# [REQUIREMENT]
Give a verbatim copy of the lines below, minus the pictures.
[start]
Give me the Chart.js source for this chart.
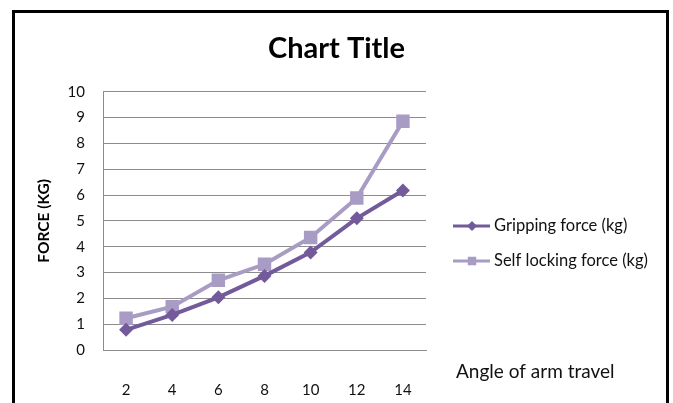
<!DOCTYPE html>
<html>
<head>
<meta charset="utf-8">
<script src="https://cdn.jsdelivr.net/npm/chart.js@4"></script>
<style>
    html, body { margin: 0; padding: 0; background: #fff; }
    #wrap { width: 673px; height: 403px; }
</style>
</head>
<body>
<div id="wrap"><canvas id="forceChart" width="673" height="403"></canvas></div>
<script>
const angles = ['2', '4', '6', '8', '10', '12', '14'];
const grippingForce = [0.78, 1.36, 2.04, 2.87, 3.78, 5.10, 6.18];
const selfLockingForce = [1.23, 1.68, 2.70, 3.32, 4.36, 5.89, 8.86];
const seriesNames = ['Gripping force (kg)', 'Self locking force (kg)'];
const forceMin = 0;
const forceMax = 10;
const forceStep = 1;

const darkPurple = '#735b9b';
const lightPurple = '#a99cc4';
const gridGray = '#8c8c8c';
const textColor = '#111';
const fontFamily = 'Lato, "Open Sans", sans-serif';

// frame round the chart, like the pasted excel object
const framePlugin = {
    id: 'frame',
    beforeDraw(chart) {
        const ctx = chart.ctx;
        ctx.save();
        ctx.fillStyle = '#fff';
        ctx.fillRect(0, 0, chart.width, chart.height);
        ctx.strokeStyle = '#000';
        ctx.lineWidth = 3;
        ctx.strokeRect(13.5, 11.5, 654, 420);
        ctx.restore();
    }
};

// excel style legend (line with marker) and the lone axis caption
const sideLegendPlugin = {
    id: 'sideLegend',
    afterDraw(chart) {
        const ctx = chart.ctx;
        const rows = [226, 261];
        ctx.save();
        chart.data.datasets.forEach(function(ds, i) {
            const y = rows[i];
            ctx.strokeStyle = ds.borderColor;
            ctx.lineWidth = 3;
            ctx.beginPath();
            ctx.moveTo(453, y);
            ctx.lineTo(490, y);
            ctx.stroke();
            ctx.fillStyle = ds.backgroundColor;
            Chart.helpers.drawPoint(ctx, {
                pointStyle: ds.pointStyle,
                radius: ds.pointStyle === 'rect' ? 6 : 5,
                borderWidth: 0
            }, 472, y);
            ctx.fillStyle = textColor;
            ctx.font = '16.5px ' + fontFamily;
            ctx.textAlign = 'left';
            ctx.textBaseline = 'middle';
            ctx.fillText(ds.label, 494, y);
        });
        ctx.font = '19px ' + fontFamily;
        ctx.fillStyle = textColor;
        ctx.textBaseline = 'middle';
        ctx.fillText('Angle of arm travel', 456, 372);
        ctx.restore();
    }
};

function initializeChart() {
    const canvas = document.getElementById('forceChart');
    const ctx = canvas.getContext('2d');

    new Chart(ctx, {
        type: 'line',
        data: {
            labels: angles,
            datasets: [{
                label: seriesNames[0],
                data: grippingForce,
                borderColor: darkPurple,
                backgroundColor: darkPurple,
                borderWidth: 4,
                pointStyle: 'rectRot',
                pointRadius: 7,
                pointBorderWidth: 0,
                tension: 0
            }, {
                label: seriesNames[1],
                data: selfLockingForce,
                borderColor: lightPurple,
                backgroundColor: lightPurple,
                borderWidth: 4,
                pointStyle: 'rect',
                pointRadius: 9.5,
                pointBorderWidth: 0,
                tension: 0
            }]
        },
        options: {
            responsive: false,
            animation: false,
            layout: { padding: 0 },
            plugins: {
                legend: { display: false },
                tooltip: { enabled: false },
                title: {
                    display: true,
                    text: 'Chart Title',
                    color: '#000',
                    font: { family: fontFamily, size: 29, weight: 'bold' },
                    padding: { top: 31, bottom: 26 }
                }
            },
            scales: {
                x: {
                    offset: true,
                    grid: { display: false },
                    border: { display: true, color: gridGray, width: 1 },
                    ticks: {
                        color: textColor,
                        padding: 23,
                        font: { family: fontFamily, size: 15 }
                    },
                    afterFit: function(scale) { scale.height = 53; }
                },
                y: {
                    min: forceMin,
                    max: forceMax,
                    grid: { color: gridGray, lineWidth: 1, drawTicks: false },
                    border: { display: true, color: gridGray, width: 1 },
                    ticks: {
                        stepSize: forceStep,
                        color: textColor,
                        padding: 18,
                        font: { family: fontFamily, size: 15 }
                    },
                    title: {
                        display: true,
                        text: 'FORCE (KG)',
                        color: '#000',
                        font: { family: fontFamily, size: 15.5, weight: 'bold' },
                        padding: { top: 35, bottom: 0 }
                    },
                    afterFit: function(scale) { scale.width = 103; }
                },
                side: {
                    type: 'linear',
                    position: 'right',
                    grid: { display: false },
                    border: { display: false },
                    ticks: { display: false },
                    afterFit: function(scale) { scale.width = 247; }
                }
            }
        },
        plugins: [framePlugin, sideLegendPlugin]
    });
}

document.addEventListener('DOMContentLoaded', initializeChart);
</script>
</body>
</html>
[end]
# [THE RESULT]
Give me the Chart.js source for this chart.
<!DOCTYPE html>
<html>
<head>
<meta charset="utf-8">
<script src="https://cdn.jsdelivr.net/npm/chart.js@4"></script>
<style>
    html, body { margin: 0; padding: 0; background: #fff; }
    #wrap { width: 673px; height: 403px; }
</style>
</head>
<body>
<div id="wrap"><canvas id="forceChart" width="673" height="403"></canvas></div>
<script>
const angles = ['2', '4', '6', '8', '10', '12', '14'];
const grippingForce = [0.78, 1.36, 2.04, 2.87, 3.78, 5.10, 6.18];
const selfLockingForce = [1.23, 1.68, 2.70, 3.32, 4.36, 5.89, 8.86];
const seriesNames = ['Gripping force (kg)', 'Self locking force (kg)'];
const forceMin = 0;
const forceMax = 10;
const forceStep = 1;

const darkPurple = '#735b9b';
const lightPurple = '#a99cc4';
const gridGray = '#8c8c8c';
const textColor = '#111';
const fontFamily = 'Lato, "Open Sans", sans-serif';

// frame round the chart, like the pasted excel object
const framePlugin = {
    id: 'frame',
    beforeDraw(chart) {
        const ctx = chart.ctx;
        ctx.save();
        ctx.fillStyle = '#fff';
        ctx.fillRect(0, 0, chart.width, chart.height);
        ctx.strokeStyle = '#000';
        ctx.lineWidth = 3;
        ctx.strokeRect(13.5, 11.5, 654, 420);
        ctx.restore();
    }
};

// excel style legend (line with marker) and the lone axis caption
const sideLegendPlugin = {
    id: 'sideLegend',
    afterDraw(chart) {
        const ctx = chart.ctx;
        const rows = [226, 261];
        ctx.save();
        chart.data.datasets.forEach(function(ds, i) {
            const y = rows[i];
            ctx.strokeStyle = ds.borderColor;
            ctx.lineWidth = 3;
            ctx.beginPath();
            ctx.moveTo(453, y);
            ctx.lineTo(490, y);
            ctx.stroke();
            ctx.fillStyle = ds.backgroundColor;
            Chart.helpers.drawPoint(ctx, {
                pointStyle: ds.pointStyle,
                radius: ds.pointStyle === 'rect' ? 6 : 5,
                borderWidth: 0
            }, 472, y);
            ctx.fillStyle = textColor;
            ctx.font = '16.5px ' + fontFamily;
            ctx.textAlign = 'left';
            ctx.textBaseline = 'middle';
            ctx.fillText(ds.label, 494, y);
        });
        ctx.font = '19px ' + fontFamily;
        ctx.fillStyle = textColor;
        ctx.textBaseline = 'middle';
        ctx.fillText('Angle of arm travel', 456, 372);
        ctx.restore();
    }
};

function initializeChart() {
    const canvas = document.getElementById('forceChart');
    const ctx = canvas.getContext('2d');

    new Chart(ctx, {
        type: 'line',
        data: {
            labels: angles,
            datasets: [{
                label: seriesNames[0],
                data: grippingForce,
                borderColor: darkPurple,
                backgroundColor: darkPurple,
                borderWidth: 4,
                pointStyle: 'rectRot',
                pointRadius: 7,
                pointBorderWidth: 0,
                tension: 0
            }, {
                label: seriesNames[1],
                data: selfLockingForce,
                borderColor: lightPurple,
                backgroundColor: lightPurple,
                borderWidth: 4,
                pointStyle: 'rect',
                pointRadius: 9.5,
                pointBorderWidth: 0,
                tension: 0
            }]
        },
        options: {
            responsive: false,
            animation: false,
            layout: { padding: 0 },
            plugins: {
                legend: { display: false },
                tooltip: { enabled: false },
                title: {
                    display: true,
                    text: 'Chart Title',
                    color: '#000',
                    font: { family: fontFamily, size: 29, weight: 'bold' },
                    padding: { top: 31, bottom: 26 }
                }
            },
            scales: {
                x: {
                    offset: true,
                    grid: { display: false },
                    border: { display: true, color: gridGray, width: 1 },
                    ticks: {
                        color: textColor,
                        padding: 23,
                        font: { family: fontFamily, size: 15 }
                    },
                    afterFit: function(scale) { scale.height = 53; }
                },
                y: {
                    min: forceMin,
                    max: forceMax,
                    grid: { color: gridGray, lineWidth: 1, drawTicks: false },
                    border: { display: true, color: gridGray, width: 1 },
                    ticks: {
                        stepSize: forceStep,
                        color: textColor,
                        padding: 18,
                        font: { family: fontFamily, size: 15 }
                    },
                    title: {
                        display: true,
                        text: 'FORCE (KG)',
                        color: '#000',
                        font: { family: fontFamily, size: 15.5, weight: 'bold' },
                        padding: { top: 35, bottom: 0 }
                    },
                    afterFit: function(scale) { scale.width = 103; }
                },
                side: {
                    type: 'linear',
                    position: 'right',
                    grid: { display: false },
                    border: { display: false },
                    ticks: { display: false },
                    afterFit: function(scale) { scale.width = 247; }
                }
            }
        },
        plugins: [framePlugin, sideLegendPlugin]
    });
}

document.addEventListener('DOMContentLoaded', initializeChart);
</script>
</body>
</html>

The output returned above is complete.